The Department has argued that when alerted to these matters and the initial PTR correspondence, the Appellant was slow to react. Against that, the Appellant’s representative requested a PI and it took some time for this to be arranged. The Appellant has employed a transport consultant, had booked to attend a transport manager’s course and there is evidence that the operation has improved. He accepts that his operation is unusual and that he should have applied for an operator’s licence in England. He has had a serious accident. The examiner at the compliance audit refused to accept required documentation on a ‘pen’ or ‘fire’ stick but this has not been accepted. Subsequently, the documentation was provided to the Department. He now has only one vehicle and appears to be content with that limited operation. He has, in our view, supplied sufficient evidence that he satisfied the financial standing requirement. He has been without an operator’s licence since 31 May 2023 and, accordingly, the 12-month period of disqualification from holding or applying for a licence set out in the PO’s decision has been served.

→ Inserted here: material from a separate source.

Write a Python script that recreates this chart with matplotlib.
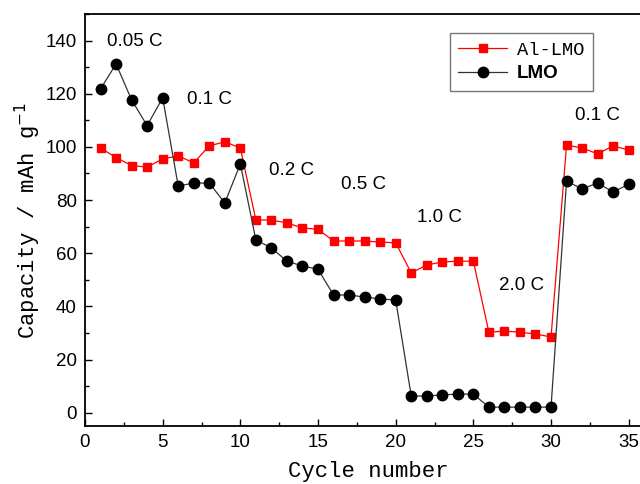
import matplotlib
matplotlib.use("Agg")
import matplotlib.pyplot as plt
from matplotlib.ticker import MultipleLocator

cycles = list(range(1, 36))
al_lmo = [99.6, 96.0, 93.0, 92.4, 95.5, 96.6, 94.0, 100.4, 101.9, 99.6,
          72.5, 72.5, 71.4, 69.5, 69.0, 64.6, 64.6, 64.6, 64.2, 63.9,
          52.6, 55.6, 56.7, 57.0, 57.0, 30.3, 30.7, 30.3, 29.6, 28.5,
          100.7, 99.6, 97.4, 100.4, 98.8]
lmo = [121.8, 131.2, 117.7, 108.0, 118.5, 85.3, 86.4, 86.4, 78.9, 93.6,
       65.0, 62.0, 57.0, 55.2, 54.0, 44.3, 44.3, 43.5, 42.8, 42.4,
       6.3, 6.3, 6.7, 7.0, 7.0, 2.1, 2.1, 2.1, 2.1, 2.1,
       87.1, 84.2, 86.4, 83.0, 86.0]

rate_labels = ["0.05 C", "0.1 C", "0.2 C", "0.5 C", "1.0 C", "2.0 C", "0.1 C"]
rate_x = [3.2, 8.0, 13.3, 17.9, 22.8, 28.1, 33.0]
rate_y = [139.5, 117.7, 91.3, 85.7, 73.3, 48.0, 112.0]

fig = plt.figure(figsize=(6.4, 4.84), dpi=100)
ax = fig.add_axes([85 / 640, 58 / 484, 567 / 640, 412 / 484])

ax.plot(cycles, al_lmo, color="red", lw=0.9, marker="s", ms=6,
        mfc="red", mec="red", label="Al-LMO")
ax.plot(cycles, lmo, color="#333333", lw=0.9, marker="o", ms=7.5,
        mfc="black", mec="black", label="LMO")

for lab, x, y in zip(rate_labels, rate_x, rate_y):
    ax.text(x, y, lab, ha="center", va="center", fontsize=13.5,
            family="Liberation Sans")

ax.set_xlim(0, 36.5)
ax.set_ylim(-5, 150)
ax.xaxis.set_major_locator(MultipleLocator(5))
ax.xaxis.set_minor_locator(MultipleLocator(2.5))
ax.yaxis.set_major_locator(MultipleLocator(20))
ax.yaxis.set_minor_locator(MultipleLocator(10))
ax.tick_params(which="both", direction="in", top=False, right=False,
               labelsize=13.5, width=1)
ax.tick_params(which="major", length=5, pad=6)
ax.tick_params(which="minor", length=3)
for lbl in ax.get_xticklabels() + ax.get_yticklabels():
    lbl.set_family("Liberation Sans")
for sp in ax.spines.values():
    sp.set_linewidth(1.3)

ax.set_xlabel("Cycle number", family="Liberation Mono", fontsize=16,
              labelpad=7)
ax.set_ylabel("Capacity / mAh g$^{-1}$", family="Liberation Mono",
              fontsize=16, labelpad=2)

leg = ax.legend(loc="upper left",
                bbox_to_anchor=((450 - 85) / 567, 1 - 19 / 412),
                fontsize=13.5, fancybox=False, edgecolor="#555555",
                handlelength=2.6, handletextpad=0.5, borderpad=0.45,
                labelspacing=0.35, borderaxespad=0)
leg.get_frame().set_linewidth(1)
texts = leg.get_texts()
texts[0].set_family("Liberation Mono")
texts[1].set_family("Liberation Sans")
texts[1].set_fontweight("bold")

fig.savefig("out.png", dpi=100)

We have concluded that a more appropriate disposal is appropriate, and we set that out below.
Our substituted decision
Our substituted decision is as follows:
The decision of the PO is set aside.
The Appellant’s repute as an operator and as a transport manager is restored
Before acting as a transport manager again, the Appellant is required to secure a new Certificate of Professional Competence (CPC)
The Appellant’s Standard International goods vehicle operator’s licence is restored subject to the following conditions:
Before operating again, the Appellant is to employ a new Transport Manager and is to supply the name of the new TM to the Head of the TRU for his approval.
The Appellant’s licence is curtailed to authorisation for 3 vehicles and 3 trailers.